>> Start

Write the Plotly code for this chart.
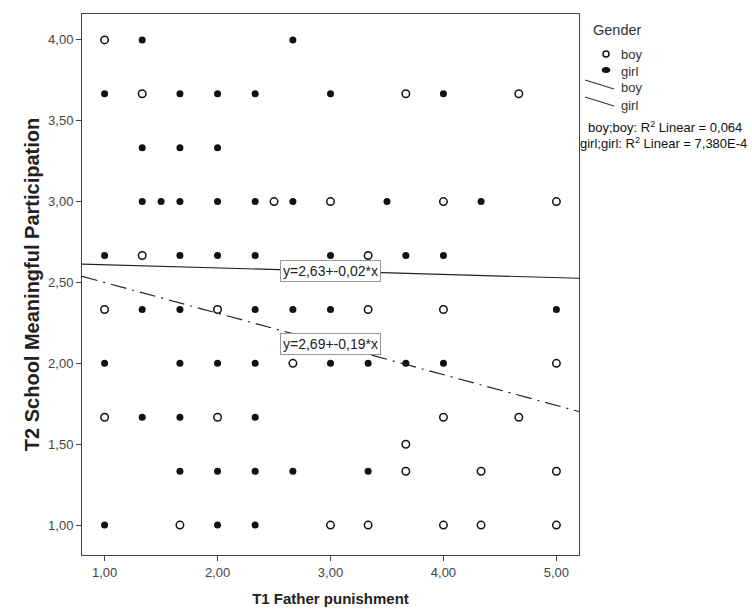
import plotly.graph_objects as go

# ---- data ----
boy_x = [1, 1.333, 3.667, 4.667,
         2.5, 3, 4, 5,
         1.333, 3.333,
         1, 2, 3.333, 4,
         2.667, 5,
         1, 2, 4, 4.667,
         3.667,
         3.667, 4.333, 5,
         1.667, 3, 3.333, 4, 4.333, 5]
boy_y = [4, 3.667, 3.667, 3.667,
         3, 3, 3, 3,
         2.667, 2.667,
         2.333, 2.333, 2.333, 2.333,
         2, 2,
         1.667, 1.667, 1.667, 1.667,
         1.5,
         1.333, 1.333, 1.333,
         1, 1, 1, 1, 1, 1]

girl_x = [1.333, 2.667,
          1, 1.667, 2, 2.333, 3, 4,
          1.333, 1.667, 2,
          1.333, 1.5, 1.667, 2, 2.333, 2.667, 3.5, 4.333,
          1, 1.667, 2, 2.333, 3, 3.667, 4,
          1.333, 1.667, 2.333, 2.667, 3, 5,
          1, 1.667, 2, 2.333, 3, 3.333, 3.667, 4,
          1.333, 1.667, 2.333,
          1.667, 2, 2.333, 2.667, 3.333,
          1, 2, 2.333]
girl_y = [4, 4,
          3.667, 3.667, 3.667, 3.667, 3.667, 3.667,
          3.333, 3.333, 3.333,
          3, 3, 3, 3, 3, 3, 3, 3,
          2.667, 2.667, 2.667, 2.667, 2.667, 2.667, 2.667,
          2.333, 2.333, 2.333, 2.333, 2.333, 2.333,
          2, 2, 2, 2, 2, 2, 2, 2,
          1.667, 1.667, 1.667,
          1.333, 1.333, 1.333, 1.333, 1.333,
          1, 1, 1]

# fit lines (intercept, slope)
boy_fit = (2.69, -0.19)
girl_fit = (2.63, -0.02)
boy_r2_text = "boy;boy: R<sup>2</sup> Linear = 0,064"
girl_r2_text = "girl;girl: R<sup>2</sup> Linear = 7,380E-4"
legend_title = "Gender"
group_names = ["boy", "girl"]

x_range = [0.8, 5.2]
y_range = [0.815, 4.16]
x_ticks = [1, 2, 3, 4, 5]
x_ticklabels = ["1,00", "2,00", "3,00", "4,00", "5,00"]
y_ticks = [1, 1.5, 2, 2.5, 3, 3.5, 4]
y_ticklabels = ["1,00", "1,50", "2,00", "2,50", "3,00", "3,50", "4,00"]

FONT = "Liberation Sans, Arial, sans-serif"

# plot area in window px: 82..579 x 14..555
PL, PR, PT, PB = 82, 579, 14, 555
W, H = 752, 610
def px(v):
    return (v - PL) / (PR - PL)
def py(v):
    return (PB - v) / (PB - PT)

fig = go.Figure()

fig.add_trace(go.Scatter(
    x=boy_x, y=boy_y, mode="markers", name=group_names[0],
    marker=dict(symbol="circle-open", size=7.5, color="#111", line=dict(width=1.5, color="#111"))))
fig.add_trace(go.Scatter(
    x=girl_x, y=girl_y, mode="markers", name=group_names[1],
    marker=dict(symbol="circle", size=7, color="#111")))

lx = x_range
fig.add_trace(go.Scatter(
    x=lx, y=[boy_fit[0] + boy_fit[1] * v for v in lx], mode="lines", name=group_names[0],
    line=dict(color="#222", width=1.2, dash="16px,6px,2px,6px")))
fig.add_trace(go.Scatter(
    x=lx, y=[girl_fit[0] + girl_fit[1] * v for v in lx], mode="lines", name=group_names[1],
    line=dict(color="#222", width=1.2)))

def eq_text(a, b):
    return "y=" + f"{a:.2f}".replace(".", ",") + "+" + f"{b:.2f}".replace(".", ",") + "*x"

for (a, b) in [girl_fit, boy_fit]:
    fig.add_annotation(
        x=3, y=a + b * 3, xref="x", yref="y", text=eq_text(a, b), showarrow=False,
        font=dict(family=FONT, size=14, color="#222"),
        bgcolor="white", bordercolor="#999", borderwidth=1, borderpad=2)

# ---- manual legend (window px positions) ----
shapes = []
fig.add_annotation(x=px(591), y=py(30), xref="paper", yref="paper", xanchor="left", yanchor="middle",
                   text=legend_title, showarrow=False, font=dict(family=FONT, size=14.5, color="#333"))
shapes.append(dict(type="circle", xref="paper", yref="paper",
                   x0=px(603), x1=px(609), y0=py(51), y1=py(57),
                   line=dict(color="#111", width=1.5), fillcolor="white"))
shapes.append(dict(type="circle", xref="paper", yref="paper",
                   x0=px(602), x1=px(610), y0=py(67.5), y1=py(72.5),
                   line=dict(color="#111", width=1), fillcolor="#111"))
shapes.append(dict(type="line", xref="paper", yref="paper",
                   x0=px(585), x1=px(614), y0=py(80), y1=py(89), line=dict(color="#333", width=1.1)))
shapes.append(dict(type="line", xref="paper", yref="paper",
                   x0=px(585), x1=px(614), y0=py(97), y1=py(106), line=dict(color="#333", width=1.1)))
for name, yy in zip(group_names + group_names, [54, 71, 88, 105]):
    fig.add_annotation(x=px(619), y=py(yy), xref="paper", yref="paper", xanchor="left", yanchor="middle",
                       text=name, showarrow=False, font=dict(family=FONT, size=13, color="#333"))

fig.add_annotation(x=px(665), y=py(127), xref="paper", yref="paper", xanchor="center", yanchor="middle",
                   text=boy_r2_text, showarrow=False, font=dict(family=FONT, size=13, color="#111"))
fig.add_annotation(x=px(663), y=py(143), xref="paper", yref="paper", xanchor="center", yanchor="middle",
                   text=girl_r2_text, showarrow=False, font=dict(family=FONT, size=13, color="#111"))

fig.update_layout(
    width=W, height=H,
    margin=dict(l=PL, r=W - PR, t=PT, b=H - PB),
    paper_bgcolor="white", plot_bgcolor="white",
    font=dict(family=FONT, size=13, color="#333"),
    showlegend=False,
    shapes=shapes,
    xaxis=dict(range=x_range, tickvals=x_ticks, ticktext=x_ticklabels, automargin=False,
               showgrid=False, zeroline=False, showline=True, mirror=True,
               linecolor="#444", linewidth=1, ticks="outside", ticklen=5, tickcolor="#444",
               tickfont=dict(family=FONT, size=13, color="#444"),
               title=dict(text="<b>T1 Father punishment</b>", standoff=14,
                          font=dict(family=FONT, size=15, color="#222"))),
    yaxis=dict(range=y_range, tickvals=y_ticks, ticktext=y_ticklabels, automargin=False,
               showgrid=False, zeroline=False, showline=True, mirror=True,
               linecolor="#444", linewidth=1, ticks="outside", ticklen=5, tickcolor="#444",
               tickfont=dict(family=FONT, size=13, color="#444"),
               title=dict(text="<b>T2 School Meaningful Participation</b>", standoff=3,
                          font=dict(family=FONT, size=20, color="#222"))),
)

fig.write_html("out.html", config={"displayModeBar": False},
               post_script="document.body.style.margin='0';document.body.style.overflow='hidden';")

>> End

▶ **What the exercise asks**: Quote the material exactly. Pictures stay out.

▶ **Solved exercise**:
Write the Plotly code for this chart.
import plotly.graph_objects as go

# ---- data ----
boy_x = [1, 1.333, 3.667, 4.667,
         2.5, 3, 4, 5,
         1.333, 3.333,
         1, 2, 3.333, 4,
         2.667, 5,
         1, 2, 4, 4.667,
         3.667,
         3.667, 4.333, 5,
         1.667, 3, 3.333, 4, 4.333, 5]
boy_y = [4, 3.667, 3.667, 3.667,
         3, 3, 3, 3,
         2.667, 2.667,
         2.333, 2.333, 2.333, 2.333,
         2, 2,
         1.667, 1.667, 1.667, 1.667,
         1.5,
         1.333, 1.333, 1.333,
         1, 1, 1, 1, 1, 1]

girl_x = [1.333, 2.667,
          1, 1.667, 2, 2.333, 3, 4,
          1.333, 1.667, 2,
          1.333, 1.5, 1.667, 2, 2.333, 2.667, 3.5, 4.333,
          1, 1.667, 2, 2.333, 3, 3.667, 4,
          1.333, 1.667, 2.333, 2.667, 3, 5,
          1, 1.667, 2, 2.333, 3, 3.333, 3.667, 4,
          1.333, 1.667, 2.333,
          1.667, 2, 2.333, 2.667, 3.333,
          1, 2, 2.333]
girl_y = [4, 4,
          3.667, 3.667, 3.667, 3.667, 3.667, 3.667,
          3.333, 3.333, 3.333,
          3, 3, 3, 3, 3, 3, 3, 3,
          2.667, 2.667, 2.667, 2.667, 2.667, 2.667, 2.667,
          2.333, 2.333, 2.333, 2.333, 2.333, 2.333,
          2, 2, 2, 2, 2, 2, 2, 2,
          1.667, 1.667, 1.667,
          1.333, 1.333, 1.333, 1.333, 1.333,
          1, 1, 1]

# fit lines (intercept, slope)
boy_fit = (2.69, -0.19)
girl_fit = (2.63, -0.02)
boy_r2_text = "boy;boy: R<sup>2</sup> Linear = 0,064"
girl_r2_text = "girl;girl: R<sup>2</sup> Linear = 7,380E-4"
legend_title = "Gender"
group_names = ["boy", "girl"]

x_range = [0.8, 5.2]
y_range = [0.815, 4.16]
x_ticks = [1, 2, 3, 4, 5]
x_ticklabels = ["1,00", "2,00", "3,00", "4,00", "5,00"]
y_ticks = [1, 1.5, 2, 2.5, 3, 3.5, 4]
y_ticklabels = ["1,00", "1,50", "2,00", "2,50", "3,00", "3,50", "4,00"]

FONT = "Liberation Sans, Arial, sans-serif"

# plot area in window px: 82..579 x 14..555
PL, PR, PT, PB = 82, 579, 14, 555
W, H = 752, 610
def px(v):
    return (v - PL) / (PR - PL)
def py(v):
    return (PB - v) / (PB - PT)

fig = go.Figure()

fig.add_trace(go.Scatter(
    x=boy_x, y=boy_y, mode="markers", name=group_names[0],
    marker=dict(symbol="circle-open", size=7.5, color="#111", line=dict(width=1.5, color="#111"))))
fig.add_trace(go.Scatter(
    x=girl_x, y=girl_y, mode="markers", name=group_names[1],
    marker=dict(symbol="circle", size=7, color="#111")))

lx = x_range
fig.add_trace(go.Scatter(
    x=lx, y=[boy_fit[0] + boy_fit[1] * v for v in lx], mode="lines", name=group_names[0],
    line=dict(color="#222", width=1.2, dash="16px,6px,2px,6px")))
fig.add_trace(go.Scatter(
    x=lx, y=[girl_fit[0] + girl_fit[1] * v for v in lx], mode="lines", name=group_names[1],
    line=dict(color="#222", width=1.2)))

def eq_text(a, b):
    return "y=" + f"{a:.2f}".replace(".", ",") + "+" + f"{b:.2f}".replace(".", ",") + "*x"

for (a, b) in [girl_fit, boy_fit]:
    fig.add_annotation(
        x=3, y=a + b * 3, xref="x", yref="y", text=eq_text(a, b), showarrow=False,
        font=dict(family=FONT, size=14, color="#222"),
        bgcolor="white", bordercolor="#999", borderwidth=1, borderpad=2)

# ---- manual legend (window px positions) ----
shapes = []
fig.add_annotation(x=px(591), y=py(30), xref="paper", yref="paper", xanchor="left", yanchor="middle",
                   text=legend_title, showarrow=False, font=dict(family=FONT, size=14.5, color="#333"))
shapes.append(dict(type="circle", xref="paper", yref="paper",
                   x0=px(603), x1=px(609), y0=py(51), y1=py(57),
                   line=dict(color="#111", width=1.5), fillcolor="white"))
shapes.append(dict(type="circle", xref="paper", yref="paper",
                   x0=px(602), x1=px(610), y0=py(67.5), y1=py(72.5),
                   line=dict(color="#111", width=1), fillcolor="#111"))
shapes.append(dict(type="line", xref="paper", yref="paper",
                   x0=px(585), x1=px(614), y0=py(80), y1=py(89), line=dict(color="#333", width=1.1)))
shapes.append(dict(type="line", xref="paper", yref="paper",
                   x0=px(585), x1=px(614), y0=py(97), y1=py(106), line=dict(color="#333", width=1.1)))
for name, yy in zip(group_names + group_names, [54, 71, 88, 105]):
    fig.add_annotation(x=px(619), y=py(yy), xref="paper", yref="paper", xanchor="left", yanchor="middle",
                       text=name, showarrow=False, font=dict(family=FONT, size=13, color="#333"))

fig.add_annotation(x=px(665), y=py(127), xref="paper", yref="paper", xanchor="center", yanchor="middle",
                   text=boy_r2_text, showarrow=False, font=dict(family=FONT, size=13, color="#111"))
fig.add_annotation(x=px(663), y=py(143), xref="paper", yref="paper", xanchor="center", yanchor="middle",
                   text=girl_r2_text, showarrow=False, font=dict(family=FONT, size=13, color="#111"))

fig.update_layout(
    width=W, height=H,
    margin=dict(l=PL, r=W - PR, t=PT, b=H - PB),
    paper_bgcolor="white", plot_bgcolor="white",
    font=dict(family=FONT, size=13, color="#333"),
    showlegend=False,
    shapes=shapes,
    xaxis=dict(range=x_range, tickvals=x_ticks, ticktext=x_ticklabels, automargin=False,
               showgrid=False, zeroline=False, showline=True, mirror=True,
               linecolor="#444", linewidth=1, ticks="outside", ticklen=5, tickcolor="#444",
               tickfont=dict(family=FONT, size=13, color="#444"),
               title=dict(text="<b>T1 Father punishment</b>", standoff=14,
                          font=dict(family=FONT, size=15, color="#222"))),
    yaxis=dict(range=y_range, tickvals=y_ticks, ticktext=y_ticklabels, automargin=False,
               showgrid=False, zeroline=False, showline=True, mirror=True,
               linecolor="#444", linewidth=1, ticks="outside", ticklen=5, tickcolor="#444",
               tickfont=dict(family=FONT, size=13, color="#444"),
               title=dict(text="<b>T2 School Meaningful Participation</b>", standoff=3,
                          font=dict(family=FONT, size=20, color="#222"))),
)

fig.write_html("out.html", config={"displayModeBar": False},
               post_script="document.body.style.margin='0';document.body.style.overflow='hidden';")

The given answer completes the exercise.